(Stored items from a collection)
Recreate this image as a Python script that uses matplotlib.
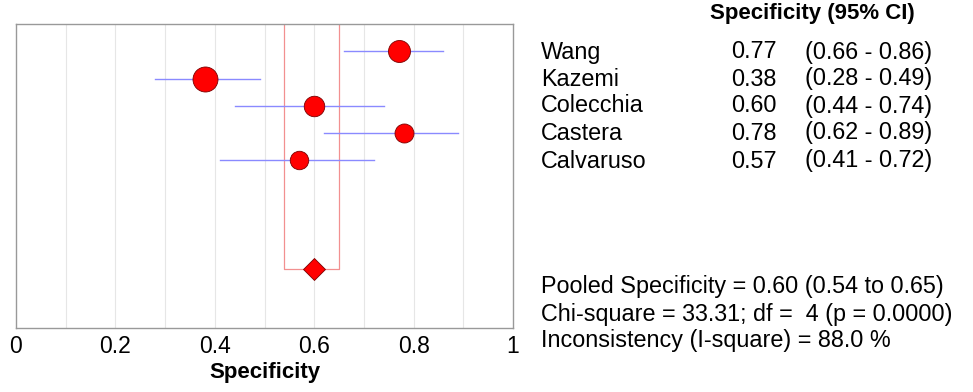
#!/usr/bin/env python
'''
forest plot of pooled specificity, five studies
'''
import matplotlib
matplotlib.use('Agg')
import matplotlib.pyplot as plt

studies = ['Wang', 'Kazemi', 'Colecchia', 'Castera', 'Calvaruso']
spec = [0.77, 0.38, 0.60, 0.78, 0.57]
ci_lo = [0.66, 0.28, 0.44, 0.62, 0.41]
ci_hi = [0.86, 0.49, 0.74, 0.89, 0.72]
weight = [22.0, 25.0, 20.5, 19.0, 18.5]   # marker diameter, px

pooled = 0.60
pooled_lo = 0.54
pooled_hi = 0.65
chi2 = 33.31
df = 4
pval = 0.0000
isq = 88.0

xticks = [0, 0.2, 0.4, 0.6, 0.8, 1]
xtick_labels = ['0', '0.2', '0.4', '0.6', '0.8', '1']

plt.rcParams['font.family'] = ['Liberation Sans', 'DejaVu Sans']
FS = 16.8

fig = plt.figure(figsize=(9.73, 3.92), dpi=100)
ax = fig.add_axes([16/973, 1 - 328/392, 497/973, 304/392])

# light vertical grid every 0.1
for g in [0.1*i for i in range(1, 10)]:
    ax.axvline(g, color='#e6e6e6', lw=0.8, zorder=0)

rows = list(range(len(studies)))
prow = 8

# pooled CI box
ax.plot([pooled_lo, pooled_lo, pooled_hi, pooled_hi],
        [-1.5, prow, prow, -1.5], color='#f29090', lw=0.9, zorder=1)

for i in rows:
    ax.plot([ci_lo[i], ci_hi[i]], [i, i], color='#8a8aff', lw=1.0, zorder=2)
    ax.plot(spec[i], i, 'o', ms=weight[i]*0.72, mfc='#ff0000',
            mec='#7a0000', mew=0.6, zorder=3)

ax.plot(pooled, prow, 'D', ms=10.8, mfc='#ff0000', mec='#7a0000', mew=0.6, zorder=3)

ax.set_xlim(0, 1)
ax.set_ylim(10.15, -1)
ax.set_yticks([])
ax.set_xticks(xticks)
ax.set_xticklabels(xtick_labels, fontsize=16.5)
ax.tick_params(axis='x', length=0, pad=5)
for s in ax.spines.values():
    s.set_color('#999999')
    s.set_linewidth(1.0)
ax.set_xlabel('Specificity', fontsize=16, fontweight='bold', labelpad=3)

# table on the right
def fy(py):
    return 1 - py/392

fig.text(812/973, fy(14), 'Specificity (95% CI)', fontsize=16, fontweight='bold',
         ha='center', va='center')
row_px = [52, 79, 106, 133, 161]
for i, name in enumerate(studies):
    fig.text(541/973, fy(row_px[i]), name, fontsize=FS, va='center')
    fig.text(777/973, fy(row_px[i]), '{:.2f}'.format(spec[i]), fontsize=FS,
             va='center', ha='right')
    fig.text(805/973, fy(row_px[i]), '({:.2f} - {:.2f})'.format(ci_lo[i], ci_hi[i]),
             fontsize=FS, va='center')

stats = ['Pooled Specificity = {:.2f} ({:.2f} to {:.2f})'.format(pooled, pooled_lo, pooled_hi),
         'Chi-square = {:.2f}; df =  {:d} (p = {:.4f})'.format(chi2, df, pval),
         'Inconsistency (I-square) = {:.1f} %'.format(isq)]
for line, py in zip(stats, [287, 315, 341]):
    fig.text(541/973, fy(py), line, fontsize=FS, va='center')

fig.savefig('out.png', dpi=100)
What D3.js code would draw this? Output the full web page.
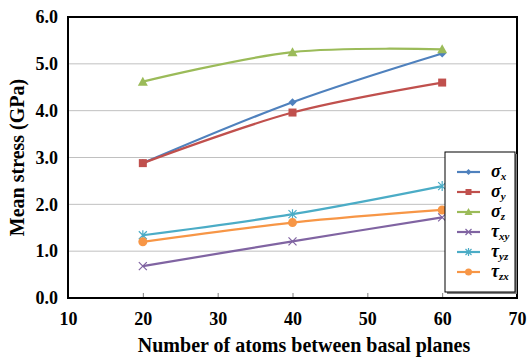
<!DOCTYPE html>
<html>
<head>
<meta charset="utf-8">
<script src="https://cdn.jsdelivr.net/npm/d3@7"></script>
<style>
  body { margin: 0; background: #fff; }
  svg { display: block; }
  text { font-family: "Liberation Serif", "Times New Roman", serif; }
</style>
</head>
<body>
<div id="chart"></div>
<script>
const atoms = [20, 40, 60];
const sigmaX = [2.88, 4.18, 5.22];
const sigmaY = [2.88, 3.96, 4.60];
const sigmaZ = [4.62, 5.25, 5.31];
const tauXY = [0.68, 1.21, 1.72];
const tauYZ = [1.34, 1.79, 2.39];
const tauZX = [1.20, 1.61, 1.88];
const xTicks = [10, 20, 30, 40, 50, 60, 70];
const yTicks = [0, 1, 2, 3, 4, 5, 6];

const series = [
  { sym: 'σ', sub: 'x', values: sigmaX, color: '#4f81bd', marker: 'diamond' },
  { sym: 'σ', sub: 'y', values: sigmaY, color: '#c0504d', marker: 'square' },
  { sym: 'σ', sub: 'z', values: sigmaZ, color: '#9bbb59', marker: 'triangle' },
  { sym: 'τ', sub: 'xy', values: tauXY, color: '#8064a2', marker: 'cross' },
  { sym: 'τ', sub: 'yz', values: tauYZ, color: '#4bacc6', marker: 'star' },
  { sym: 'τ', sub: 'zx', values: tauZX, color: '#f79646', marker: 'circle' }
];

const W = 530, H = 358;
const margin = { top: 17, right: 13, bottom: 60, left: 68 };
const width = W - margin.left - margin.right;
const height = H - margin.top - margin.bottom;

const svg = d3.select('#chart').append('svg')
  .attr('width', W)
  .attr('height', H);
const g = svg.append('g')
  .attr('transform', `translate(${margin.left},${margin.top})`);

const x = d3.scaleLinear().domain([10, 70]).range([0, width]);
const y = d3.scaleLinear().domain([0, 6]).range([height, 0]);

// gridlines
g.append('g')
  .selectAll('line')
  .data(yTicks.slice(1, -1))
  .join('line')
  .attr('x1', 0).attr('x2', width)
  .attr('y1', d => y(d)).attr('y2', d => y(d))
  .attr('stroke', '#c0c0c0')
  .attr('stroke-width', 1);

// axes
const xAxis = g.append('g')
  .attr('transform', `translate(0,${height})`)
  .call(d3.axisBottom(x).tickValues(xTicks).tickSize(-5).tickPadding(14).tickFormat(d3.format('d')));
xAxis.select('.domain').remove();
xAxis.selectAll('.tick line').attr('stroke', '#808080');
xAxis.selectAll('text')
  .attr('font-size', 18).attr('font-weight', 'bold')
  .attr('fill', '#000')
  .attr('font-family', '"Liberation Serif", serif');

const yAxis = g.append('g')
  .call(d3.axisLeft(y).tickValues(yTicks).tickSize(0).tickPadding(10).tickFormat(d3.format('.1f')));
yAxis.select('.domain').remove();
yAxis.selectAll('text')
  .attr('font-size', 18).attr('font-weight', 'bold')
  .attr('fill', '#000')
  .attr('font-family', '"Liberation Serif", serif');

// plot border
g.append('rect')
  .attr('x', 0).attr('y', 0)
  .attr('width', width).attr('height', height)
  .attr('fill', 'none')
  .attr('stroke', '#000')
  .attr('stroke-width', 2);

// lines
const line = d3.line()
  .x((d, i) => x(atoms[i]))
  .y(d => y(d))
  .curve(d3.curveCatmullRom.alpha(0.5));

function drawMarker(sel, type, color, size) {
  const s = size;
  if (type === 'diamond') {
    sel.append('path').attr('d', `M0,${-s}L${s},0L0,${s}L${-s},0Z`).attr('fill', color);
  } else if (type === 'square') {
    sel.append('rect').attr('x', -s).attr('y', -s).attr('width', 2 * s).attr('height', 2 * s).attr('fill', color);
  } else if (type === 'triangle') {
    sel.append('path').attr('d', `M0,${-s - 1}L${s + 1},${s}L${-s - 1},${s}Z`).attr('fill', color);
  } else if (type === 'cross') {
    sel.append('path').attr('d', `M${-s},${-s}L${s},${s}M${-s},${s}L${s},${-s}`)
      .attr('stroke', color).attr('stroke-width', 1.2).attr('fill', 'none');
  } else if (type === 'star') {
    sel.append('path').attr('d', `M${-s},${-s}L${s},${s}M${-s},${s}L${s},${-s}M0,${-s - 1}L0,${s + 1}`)
      .attr('stroke', color).attr('stroke-width', 1.2).attr('fill', 'none');
  } else {
    sel.append('circle').attr('r', s + 0.5).attr('fill', color);
  }
}

series.forEach(s => {
  g.append('path')
    .datum(s.values)
    .attr('fill', 'none')
    .attr('stroke', s.color)
    .attr('stroke-width', 2.2)
    .attr('d', line);
  s.values.forEach((v, i) => {
    const m = g.append('g').attr('transform', `translate(${x(atoms[i])},${y(v)})`);
    drawMarker(m, s.marker, s.color, 4);
  });
});

// legend
const lg = svg.append('g').attr('transform', 'translate(445,152)');
lg.append('rect')
  .attr('x', 2).attr('y', 2)
  .attr('width', 70).attr('height', 140)
  .attr('fill', '#808080');
lg.append('rect')
  .attr('width', 70).attr('height', 140)
  .attr('fill', '#fff')
  .attr('stroke', '#000')
  .attr('stroke-width', 1);
series.forEach((s, i) => {
  const row = lg.append('g').attr('transform', `translate(0,${20 + i * 20})`);
  row.append('line')
    .attr('x1', 12).attr('x2', 35)
    .attr('stroke', s.color).attr('stroke-width', 2.2);
  const m = row.append('g').attr('transform', 'translate(23.5,0)');
  drawMarker(m, s.marker, s.color, 3);
  const t = row.append('text')
    .attr('x', 46).attr('y', 5)
    .attr('font-size', 18).attr('font-weight', 'bold').attr('font-style', 'italic')
    .attr('fill', '#000');
  t.append('tspan').text(s.sym);
  t.append('tspan').attr('font-size', 11).attr('dy', 3).text(s.sub);
});

// axis titles
svg.append('text')
  .attr('x', 304)
  .attr('y', 352)
  .attr('text-anchor', 'middle')
  .attr('font-size', 20).attr('font-weight', 'bold')
  .text('Number of atoms between basal planes');

svg.append('text')
  .attr('transform', `translate(24,${margin.top + height / 2}) rotate(-90)`)
  .attr('text-anchor', 'middle')
  .attr('font-size', 20).attr('font-weight', 'bold')
  .text('Mean stress (GPa)');
</script>
</body>
</html>
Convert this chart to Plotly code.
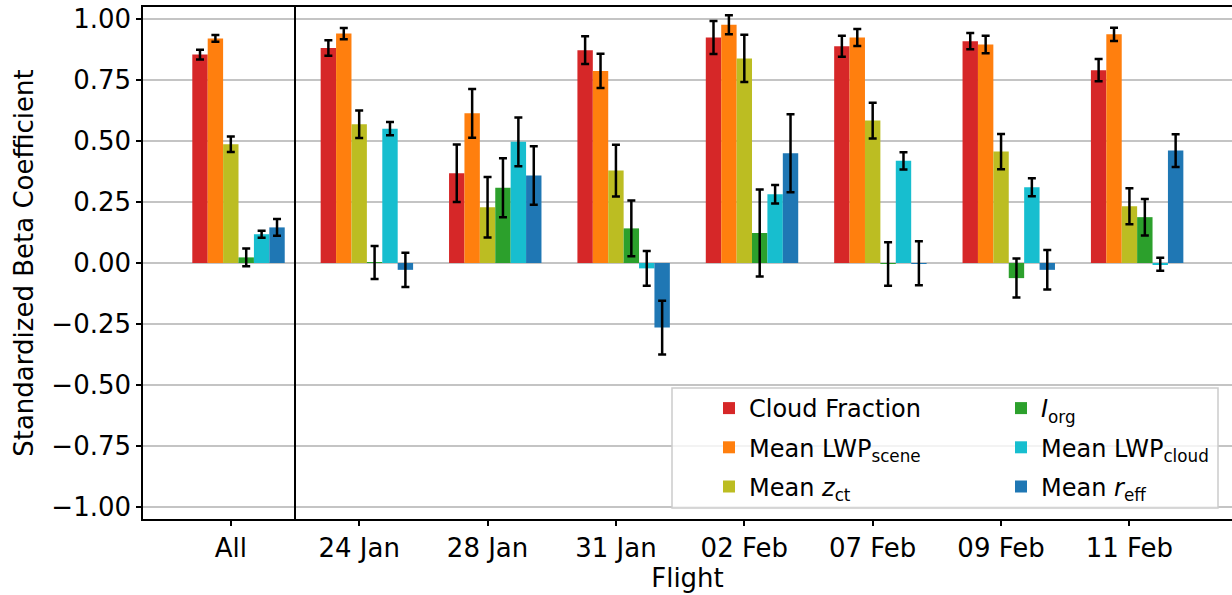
import numpy as np
import plotly.graph_objects as go

flights = ["All", "24 Jan", "28 Jan", "31 Jan", "02 Feb", "07 Feb", "09 Feb", "11 Feb"]

series_names = [
    "Cloud Fraction",
    "Mean LWP<sub>scene</sub>",
    "Mean <i>z</i><sub>ct</sub>",
    "<i>I</i><sub>org</sub>",
    "Mean LWP<sub>cloud</sub>",
    "Mean <i>r</i><sub>eff</sub>",
]
colors = ["#d62728", "#ff7f0e", "#bcbd22", "#2ca02c", "#17becf", "#1f77b4"]

cloud_fraction = [0.855, 0.882, 0.368, 0.873, 0.925, 0.889, 0.910, 0.791]
cloud_fraction_err = [0.020, 0.032, 0.118, 0.057, 0.068, 0.043, 0.033, 0.046]

lwp_scene = [0.921, 0.941, 0.614, 0.788, 0.977, 0.925, 0.896, 0.938]
lwp_scene_err = [0.014, 0.023, 0.100, 0.070, 0.039, 0.035, 0.036, 0.027]

z_ct = [0.487, 0.569, 0.229, 0.379, 0.839, 0.584, 0.457, 0.233]
z_ct_err = [0.032, 0.056, 0.124, 0.106, 0.097, 0.073, 0.072, 0.074]

i_org = [0.023, 0.002, 0.309, 0.142, 0.123, -0.004, -0.062, 0.188]
i_org_err = [0.036, 0.068, 0.121, 0.114, 0.178, 0.089, 0.080, 0.075]

lwp_cloud = [0.118, 0.551, 0.497, -0.022, 0.282, 0.419, 0.311, -0.005]
lwp_cloud_err = [0.014, 0.027, 0.100, 0.071, 0.038, 0.035, 0.037, 0.027]

r_eff = [0.146, -0.028, 0.359, -0.265, 0.450, -0.001, -0.028, 0.461]
r_eff_err = [0.034, 0.070, 0.120, 0.110, 0.160, 0.090, 0.081, 0.067]

values = [cloud_fraction, lwp_scene, z_ct, i_org, lwp_cloud, r_eff]
errors = [cloud_fraction_err, lwp_scene_err, z_ct_err, i_org_err, lwp_cloud_err, r_eff_err]

y_ticks = [1.0, 0.75, 0.5, 0.25, 0.0, -0.25, -0.5, -0.75, -1.0]
y_tick_labels = ["1.00", "0.75", "0.50", "0.25", "0.00", "\u22120.25", "\u22120.50", "\u22120.75", "\u22121.00"]

FONT = "DejaVu Sans"
bar_w = 0.12
pos = np.arange(len(flights))

fig = go.Figure()
for i, (name, col, v, e) in enumerate(zip(series_names, colors, values, errors)):
    fig.add_trace(go.Bar(
        x=pos + (i - 2) * bar_w,
        y=v,
        width=bar_w,
        name=name,
        marker=dict(color=col, line=dict(width=0)),
        error_y=dict(type="data", array=e, color="black", thickness=2.5, width=4),
        legend="legend" if i < 3 else "legend2",
        legendgroup="g%d" % i,
    ))

# separator between "All" and individual flights
fig.add_shape(type="line", xref="x", yref="paper", x0=0.5, x1=0.5, y0=0, y1=1,
              line=dict(color="black", width=2))

# legend frame
L, R, T, B = 143, 1232, 7, 519
pw, ph = R - L, B - T
def px(x):
    return (x - L) / pw
def py(y):
    return (B - y) / ph

fig.add_shape(type="rect", xref="paper", yref="paper",
              x0=px(672), x1=px(1218), y0=py(508), y1=py(388),
              fillcolor="rgba(255,255,255,0.8)", line=dict(color="#cccccc", width=1.5),
              layer="above")

legend_common = dict(
    font=dict(family=FONT, size=24, color="black"),
    bgcolor="rgba(0,0,0,0)", borderwidth=0,
    orientation="v", yanchor="top", xanchor="left",
    tracegroupgap=5, itemwidth=30,
)

fig.update_layout(
    width=1232, height=595,
    margin=dict(l=L, r=1232 - R, t=T, b=595 - B),
    paper_bgcolor="white", plot_bgcolor="white",
    barmode="overlay",
    font=dict(family=FONT, color="black"),
    legend=dict(x=px(709), y=py(386), **legend_common),
    legend2=dict(x=px(1001), y=py(386), **legend_common),
    xaxis=dict(
        range=[-0.684, 7.799],
        tickvals=list(pos), ticktext=flights,
        tickfont=dict(family=FONT, size=26, color="black"),
        ticks="outside", ticklen=5, tickwidth=1.5, tickcolor="black",
        showline=True, linecolor="black", linewidth=1.5, mirror=True,
        showgrid=False, zeroline=False,
        title=dict(text="Flight", font=dict(family=FONT, size=26, color="black"), standoff=4),
    ),
    yaxis=dict(
        range=[-1.05, 1.05],
        tickvals=y_ticks, ticktext=y_tick_labels,
        tickfont=dict(family=FONT, size=26, color="black"),
        ticks="outside", ticklen=5, tickwidth=1.5, tickcolor="black",
        showline=True, linecolor="black", linewidth=1.5, mirror=False,
        showgrid=True, gridcolor="#c4c4c4", gridwidth=1.5, zeroline=False,
        title=dict(text="Standardized Beta Coefficient", font=dict(family=FONT, size=26, color="black"), standoff=10),
    ),
)

fig.write_html("out.html")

What you are asked to do »
Your task is to return the lines above, from the first one up to and including the line containing "[-1.5, prow, prow, -1.5], color='#f29090', lw=0.9, zorder=1)", minus any pictures.

Output of the exercise »
Recreate this image as a Python script that uses matplotlib.
#!/usr/bin/env python
'''
forest plot of pooled specificity, five studies
'''
import matplotlib
matplotlib.use('Agg')
import matplotlib.pyplot as plt

studies = ['Wang', 'Kazemi', 'Colecchia', 'Castera', 'Calvaruso']
spec = [0.77, 0.38, 0.60, 0.78, 0.57]
ci_lo = [0.66, 0.28, 0.44, 0.62, 0.41]
ci_hi = [0.86, 0.49, 0.74, 0.89, 0.72]
weight = [22.0, 25.0, 20.5, 19.0, 18.5]   # marker diameter, px

pooled = 0.60
pooled_lo = 0.54
pooled_hi = 0.65
chi2 = 33.31
df = 4
pval = 0.0000
isq = 88.0

xticks = [0, 0.2, 0.4, 0.6, 0.8, 1]
xtick_labels = ['0', '0.2', '0.4', '0.6', '0.8', '1']

plt.rcParams['font.family'] = ['Liberation Sans', 'DejaVu Sans']
FS = 16.8

fig = plt.figure(figsize=(9.73, 3.92), dpi=100)
ax = fig.add_axes([16/973, 1 - 328/392, 497/973, 304/392])

# light vertical grid every 0.1
for g in [0.1*i for i in range(1, 10)]:
    ax.axvline(g, color='#e6e6e6', lw=0.8, zorder=0)

rows = list(range(len(studies)))
prow = 8

# pooled CI box
ax.plot([pooled_lo, pooled_lo, pooled_hi, pooled_hi],
        [-1.5, prow, prow, -1.5], color='#f29090', lw=0.9, zorder=1)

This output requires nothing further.